With pictures left out, extract every line between the start of the records below and the line holding "(lpdn) at (42,576)", inclusive.
##### INPUT DATA
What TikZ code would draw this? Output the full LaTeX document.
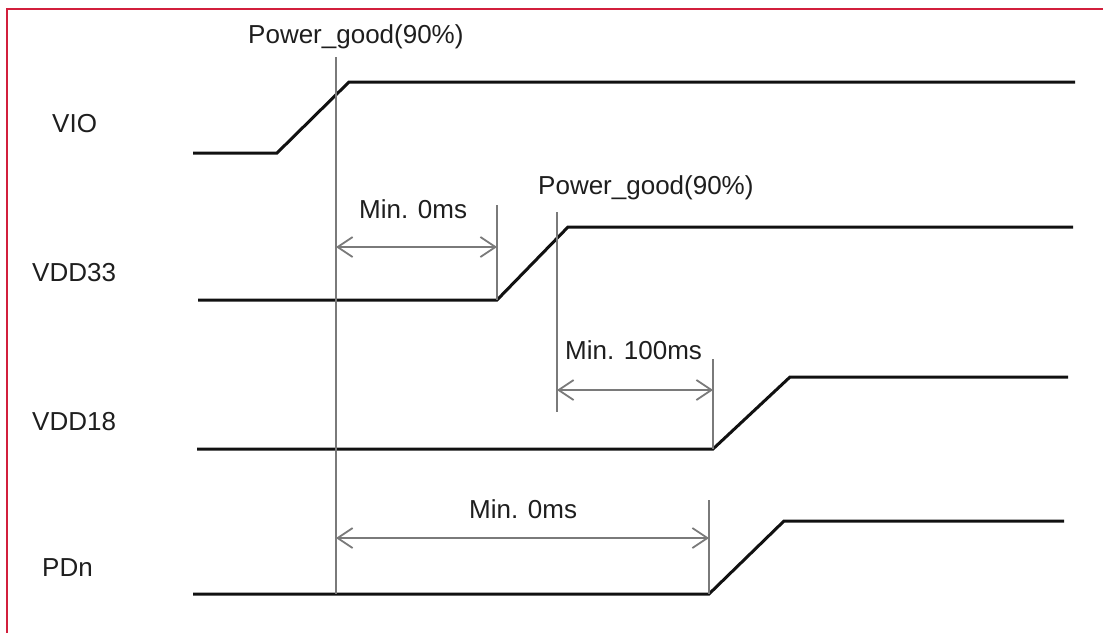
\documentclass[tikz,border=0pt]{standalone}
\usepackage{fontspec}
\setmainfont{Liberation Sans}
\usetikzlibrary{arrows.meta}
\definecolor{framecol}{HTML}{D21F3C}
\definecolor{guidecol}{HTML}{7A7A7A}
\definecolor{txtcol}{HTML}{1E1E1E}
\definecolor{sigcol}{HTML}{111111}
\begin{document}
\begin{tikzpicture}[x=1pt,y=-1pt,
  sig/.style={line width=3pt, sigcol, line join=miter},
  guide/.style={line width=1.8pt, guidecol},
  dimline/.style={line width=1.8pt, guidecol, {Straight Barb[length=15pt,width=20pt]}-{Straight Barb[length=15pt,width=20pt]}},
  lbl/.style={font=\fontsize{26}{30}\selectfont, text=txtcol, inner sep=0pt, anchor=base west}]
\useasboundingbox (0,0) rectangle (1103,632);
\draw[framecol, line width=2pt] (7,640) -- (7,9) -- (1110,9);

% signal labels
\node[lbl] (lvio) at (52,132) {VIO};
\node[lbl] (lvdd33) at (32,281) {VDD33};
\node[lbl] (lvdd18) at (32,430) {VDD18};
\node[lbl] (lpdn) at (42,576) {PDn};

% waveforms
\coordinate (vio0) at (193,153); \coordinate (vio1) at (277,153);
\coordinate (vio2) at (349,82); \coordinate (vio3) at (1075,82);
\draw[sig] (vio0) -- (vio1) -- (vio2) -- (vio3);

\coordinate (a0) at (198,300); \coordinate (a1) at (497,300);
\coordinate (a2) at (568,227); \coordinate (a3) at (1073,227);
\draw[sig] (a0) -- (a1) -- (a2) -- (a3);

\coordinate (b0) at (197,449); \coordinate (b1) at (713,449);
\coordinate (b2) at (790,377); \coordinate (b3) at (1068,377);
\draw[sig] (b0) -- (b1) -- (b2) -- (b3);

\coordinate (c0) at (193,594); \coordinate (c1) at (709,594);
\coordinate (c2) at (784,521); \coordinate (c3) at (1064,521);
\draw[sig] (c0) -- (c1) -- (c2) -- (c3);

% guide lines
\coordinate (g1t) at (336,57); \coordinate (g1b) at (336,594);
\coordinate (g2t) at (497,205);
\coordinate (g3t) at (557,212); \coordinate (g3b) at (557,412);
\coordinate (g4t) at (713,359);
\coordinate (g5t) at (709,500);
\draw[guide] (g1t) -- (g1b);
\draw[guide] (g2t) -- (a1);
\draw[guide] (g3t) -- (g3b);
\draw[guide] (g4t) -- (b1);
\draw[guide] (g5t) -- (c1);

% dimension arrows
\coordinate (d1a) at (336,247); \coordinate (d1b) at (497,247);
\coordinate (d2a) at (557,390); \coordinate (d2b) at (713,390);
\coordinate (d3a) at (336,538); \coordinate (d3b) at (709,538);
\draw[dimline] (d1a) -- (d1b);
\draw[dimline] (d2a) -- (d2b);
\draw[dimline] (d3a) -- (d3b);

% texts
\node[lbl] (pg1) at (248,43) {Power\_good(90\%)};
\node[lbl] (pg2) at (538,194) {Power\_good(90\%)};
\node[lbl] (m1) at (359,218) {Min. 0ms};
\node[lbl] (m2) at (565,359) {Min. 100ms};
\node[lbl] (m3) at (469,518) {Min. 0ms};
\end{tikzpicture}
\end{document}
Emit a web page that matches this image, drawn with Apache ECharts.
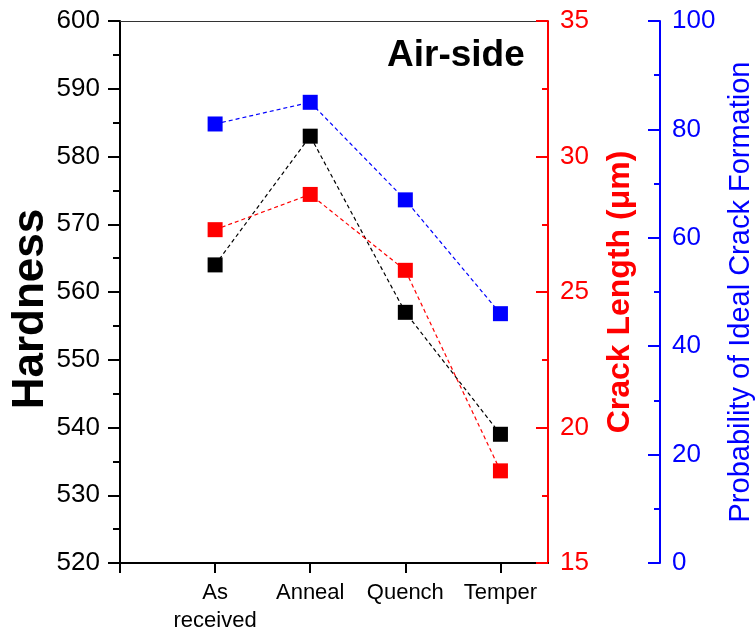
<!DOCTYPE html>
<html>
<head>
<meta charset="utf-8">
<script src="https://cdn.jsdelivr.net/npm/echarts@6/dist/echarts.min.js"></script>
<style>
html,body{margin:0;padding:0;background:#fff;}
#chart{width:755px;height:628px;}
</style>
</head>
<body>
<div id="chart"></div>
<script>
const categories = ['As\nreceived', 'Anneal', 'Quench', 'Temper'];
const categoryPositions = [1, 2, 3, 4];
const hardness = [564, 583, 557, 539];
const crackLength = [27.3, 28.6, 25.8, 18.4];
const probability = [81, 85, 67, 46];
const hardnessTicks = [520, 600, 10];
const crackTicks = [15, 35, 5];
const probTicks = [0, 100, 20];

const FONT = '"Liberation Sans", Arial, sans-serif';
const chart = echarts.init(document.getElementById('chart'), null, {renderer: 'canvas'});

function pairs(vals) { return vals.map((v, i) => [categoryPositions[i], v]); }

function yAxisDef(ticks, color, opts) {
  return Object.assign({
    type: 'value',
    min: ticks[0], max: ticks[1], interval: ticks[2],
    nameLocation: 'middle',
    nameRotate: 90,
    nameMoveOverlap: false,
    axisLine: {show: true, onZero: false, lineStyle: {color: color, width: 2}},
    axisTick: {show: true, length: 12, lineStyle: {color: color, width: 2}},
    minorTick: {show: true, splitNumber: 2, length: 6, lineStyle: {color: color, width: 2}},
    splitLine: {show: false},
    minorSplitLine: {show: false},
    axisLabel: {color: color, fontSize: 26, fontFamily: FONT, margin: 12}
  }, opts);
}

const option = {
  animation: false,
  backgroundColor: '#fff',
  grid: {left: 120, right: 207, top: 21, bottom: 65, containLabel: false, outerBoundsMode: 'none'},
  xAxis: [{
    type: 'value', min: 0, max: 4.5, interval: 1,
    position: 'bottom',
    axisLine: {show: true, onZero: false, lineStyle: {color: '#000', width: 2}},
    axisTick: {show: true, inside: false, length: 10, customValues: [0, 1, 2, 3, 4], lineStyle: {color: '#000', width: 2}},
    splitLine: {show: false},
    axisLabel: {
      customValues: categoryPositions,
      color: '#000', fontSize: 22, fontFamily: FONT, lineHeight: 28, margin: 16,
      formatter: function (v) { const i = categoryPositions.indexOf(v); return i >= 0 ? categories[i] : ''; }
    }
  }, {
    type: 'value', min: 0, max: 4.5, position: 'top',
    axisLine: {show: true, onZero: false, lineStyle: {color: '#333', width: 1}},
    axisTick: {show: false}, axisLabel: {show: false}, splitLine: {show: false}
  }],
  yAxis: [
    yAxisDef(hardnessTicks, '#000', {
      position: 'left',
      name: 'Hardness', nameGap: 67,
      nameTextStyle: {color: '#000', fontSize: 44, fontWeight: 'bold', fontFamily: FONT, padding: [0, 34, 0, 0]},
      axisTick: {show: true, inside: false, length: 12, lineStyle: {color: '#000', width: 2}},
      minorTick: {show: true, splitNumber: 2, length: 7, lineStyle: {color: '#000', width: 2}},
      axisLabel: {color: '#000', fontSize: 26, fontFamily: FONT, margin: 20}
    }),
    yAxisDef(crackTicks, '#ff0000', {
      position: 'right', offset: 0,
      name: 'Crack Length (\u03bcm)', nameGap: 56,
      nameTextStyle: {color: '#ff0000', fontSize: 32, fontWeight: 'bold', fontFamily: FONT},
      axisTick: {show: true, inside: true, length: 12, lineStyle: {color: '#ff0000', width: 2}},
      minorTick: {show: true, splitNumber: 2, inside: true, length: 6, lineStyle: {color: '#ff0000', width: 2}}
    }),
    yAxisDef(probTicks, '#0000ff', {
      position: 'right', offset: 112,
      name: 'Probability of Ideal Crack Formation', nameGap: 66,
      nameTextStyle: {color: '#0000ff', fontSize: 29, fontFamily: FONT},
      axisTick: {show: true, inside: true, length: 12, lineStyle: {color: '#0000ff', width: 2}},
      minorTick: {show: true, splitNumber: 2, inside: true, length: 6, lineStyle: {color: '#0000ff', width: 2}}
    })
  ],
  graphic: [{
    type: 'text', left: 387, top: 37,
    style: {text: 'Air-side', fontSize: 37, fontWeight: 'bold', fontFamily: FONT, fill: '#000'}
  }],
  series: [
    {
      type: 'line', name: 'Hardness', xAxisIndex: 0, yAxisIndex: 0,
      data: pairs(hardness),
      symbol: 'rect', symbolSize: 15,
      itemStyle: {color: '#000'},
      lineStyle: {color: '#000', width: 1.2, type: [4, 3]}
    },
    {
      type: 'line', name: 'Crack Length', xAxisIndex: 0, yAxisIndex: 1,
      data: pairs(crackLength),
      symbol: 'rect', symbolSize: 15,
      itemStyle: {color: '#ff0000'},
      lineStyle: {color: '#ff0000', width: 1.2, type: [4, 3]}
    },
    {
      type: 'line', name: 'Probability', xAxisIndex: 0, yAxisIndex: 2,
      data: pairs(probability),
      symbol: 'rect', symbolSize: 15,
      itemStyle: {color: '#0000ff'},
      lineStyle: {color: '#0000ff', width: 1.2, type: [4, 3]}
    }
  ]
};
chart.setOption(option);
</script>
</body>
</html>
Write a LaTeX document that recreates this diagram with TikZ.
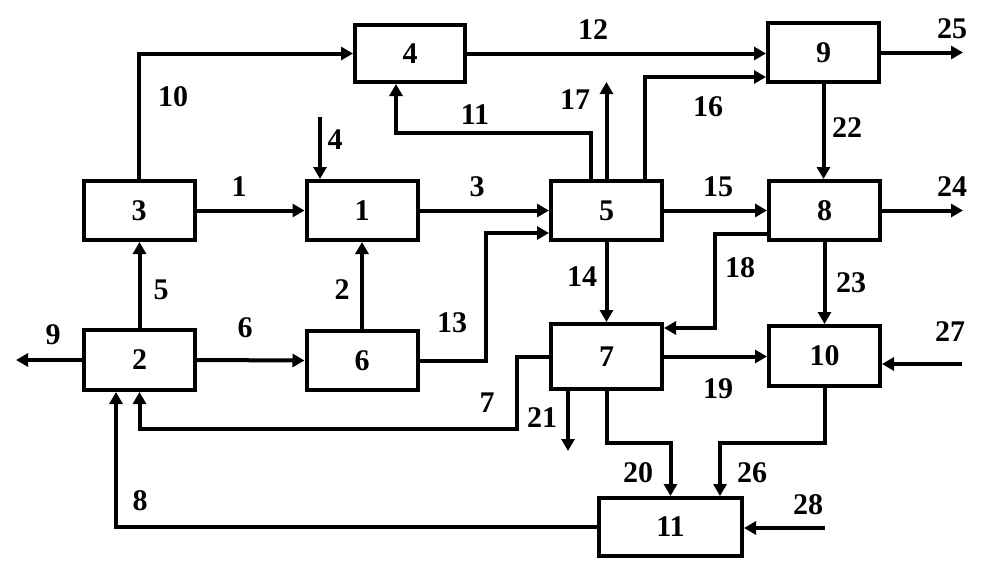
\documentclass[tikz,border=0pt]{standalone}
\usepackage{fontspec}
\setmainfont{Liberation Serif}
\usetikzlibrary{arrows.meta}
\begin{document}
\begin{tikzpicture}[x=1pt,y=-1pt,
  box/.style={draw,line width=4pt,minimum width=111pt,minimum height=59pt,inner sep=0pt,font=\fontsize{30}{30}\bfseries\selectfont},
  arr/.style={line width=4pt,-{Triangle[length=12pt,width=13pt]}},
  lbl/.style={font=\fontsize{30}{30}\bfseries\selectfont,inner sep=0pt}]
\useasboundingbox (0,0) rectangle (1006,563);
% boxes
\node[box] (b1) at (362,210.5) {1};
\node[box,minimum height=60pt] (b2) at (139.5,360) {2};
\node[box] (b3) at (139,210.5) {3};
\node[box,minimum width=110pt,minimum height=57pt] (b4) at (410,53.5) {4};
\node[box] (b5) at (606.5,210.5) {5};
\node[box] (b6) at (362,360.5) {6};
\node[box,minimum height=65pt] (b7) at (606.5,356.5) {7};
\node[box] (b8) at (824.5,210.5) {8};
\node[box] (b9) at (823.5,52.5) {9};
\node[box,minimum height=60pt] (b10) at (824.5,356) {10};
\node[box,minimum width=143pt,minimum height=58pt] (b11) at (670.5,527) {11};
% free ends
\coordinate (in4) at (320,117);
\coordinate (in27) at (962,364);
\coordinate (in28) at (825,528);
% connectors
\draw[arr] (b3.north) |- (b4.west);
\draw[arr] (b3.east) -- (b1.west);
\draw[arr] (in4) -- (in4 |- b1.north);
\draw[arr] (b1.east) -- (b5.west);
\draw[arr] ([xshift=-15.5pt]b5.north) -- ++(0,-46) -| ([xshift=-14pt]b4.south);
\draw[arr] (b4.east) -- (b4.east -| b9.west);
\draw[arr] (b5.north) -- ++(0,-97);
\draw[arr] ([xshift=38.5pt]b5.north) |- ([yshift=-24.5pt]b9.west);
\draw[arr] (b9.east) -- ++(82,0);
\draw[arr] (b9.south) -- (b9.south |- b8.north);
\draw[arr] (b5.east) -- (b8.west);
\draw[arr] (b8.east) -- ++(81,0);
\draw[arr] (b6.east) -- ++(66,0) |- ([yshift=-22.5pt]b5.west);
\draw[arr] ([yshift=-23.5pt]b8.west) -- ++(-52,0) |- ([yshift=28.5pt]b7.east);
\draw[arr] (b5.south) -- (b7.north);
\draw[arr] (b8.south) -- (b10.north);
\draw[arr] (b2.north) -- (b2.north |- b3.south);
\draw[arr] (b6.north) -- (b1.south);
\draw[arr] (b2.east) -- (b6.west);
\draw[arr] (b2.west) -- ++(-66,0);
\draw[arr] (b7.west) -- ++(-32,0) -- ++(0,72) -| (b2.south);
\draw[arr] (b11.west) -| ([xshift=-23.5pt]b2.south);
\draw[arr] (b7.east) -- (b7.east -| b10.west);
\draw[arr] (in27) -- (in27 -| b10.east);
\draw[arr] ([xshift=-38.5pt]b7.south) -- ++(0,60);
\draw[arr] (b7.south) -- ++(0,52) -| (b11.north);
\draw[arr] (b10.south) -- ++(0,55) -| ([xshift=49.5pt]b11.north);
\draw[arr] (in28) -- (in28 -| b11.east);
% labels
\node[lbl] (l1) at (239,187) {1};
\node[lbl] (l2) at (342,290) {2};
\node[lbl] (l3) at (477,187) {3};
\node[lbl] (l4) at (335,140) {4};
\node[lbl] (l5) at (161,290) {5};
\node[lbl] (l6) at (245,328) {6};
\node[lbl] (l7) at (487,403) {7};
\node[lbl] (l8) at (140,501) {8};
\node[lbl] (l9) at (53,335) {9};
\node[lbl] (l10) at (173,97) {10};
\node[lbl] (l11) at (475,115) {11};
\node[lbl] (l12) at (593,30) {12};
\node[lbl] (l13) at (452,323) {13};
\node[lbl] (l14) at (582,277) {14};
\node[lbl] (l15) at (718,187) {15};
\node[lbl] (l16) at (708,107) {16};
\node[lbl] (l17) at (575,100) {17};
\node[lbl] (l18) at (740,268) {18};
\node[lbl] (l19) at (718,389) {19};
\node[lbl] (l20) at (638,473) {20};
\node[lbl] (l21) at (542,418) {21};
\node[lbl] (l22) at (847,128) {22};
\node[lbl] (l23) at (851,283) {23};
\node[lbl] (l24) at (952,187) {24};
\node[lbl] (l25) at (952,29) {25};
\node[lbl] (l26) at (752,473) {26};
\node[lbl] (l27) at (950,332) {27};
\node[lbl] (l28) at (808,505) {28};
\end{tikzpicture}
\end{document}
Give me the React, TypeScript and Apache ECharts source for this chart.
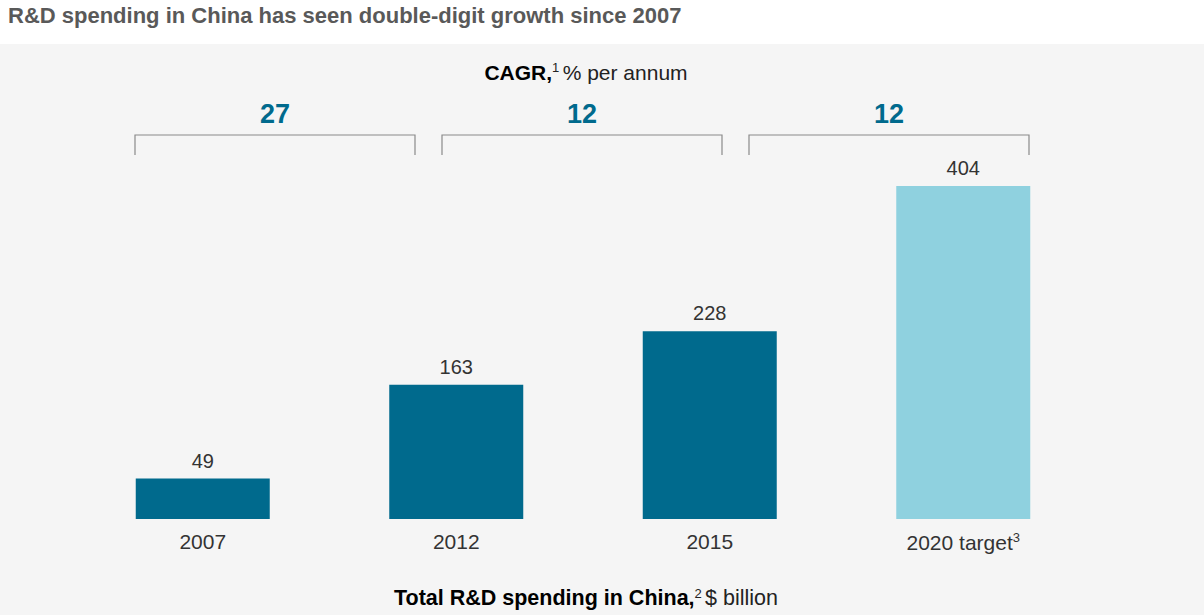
##########
• **EXERCISE ANSWER**:
What TikZ code would draw this? Output the full LaTeX document.
\documentclass[tikz,border=0pt]{standalone}
\usepackage{fontspec}
\setmainfont{Liberation Sans}
\usetikzlibrary{arrows.meta}
\definecolor{framecol}{HTML}{D21F3C}
\definecolor{guidecol}{HTML}{7A7A7A}
\definecolor{txtcol}{HTML}{1E1E1E}
\definecolor{sigcol}{HTML}{111111}
\begin{document}
\begin{tikzpicture}[x=1pt,y=-1pt,
  sig/.style={line width=3pt, sigcol, line join=miter},
  guide/.style={line width=1.8pt, guidecol},
  dimline/.style={line width=1.8pt, guidecol, {Straight Barb[length=15pt,width=20pt]}-{Straight Barb[length=15pt,width=20pt]}},
  lbl/.style={font=\fontsize{26}{30}\selectfont, text=txtcol, inner sep=0pt, anchor=base west}]
\useasboundingbox (0,0) rectangle (1103,632);
\draw[framecol, line width=2pt] (7,640) -- (7,9) -- (1110,9);

% signal labels
\node[lbl] (lvio) at (52,132) {VIO};
\node[lbl] (lvdd33) at (32,281) {VDD33};
\node[lbl] (lvdd18) at (32,430) {VDD18};
\node[lbl] (lpdn) at (42,576) {PDn};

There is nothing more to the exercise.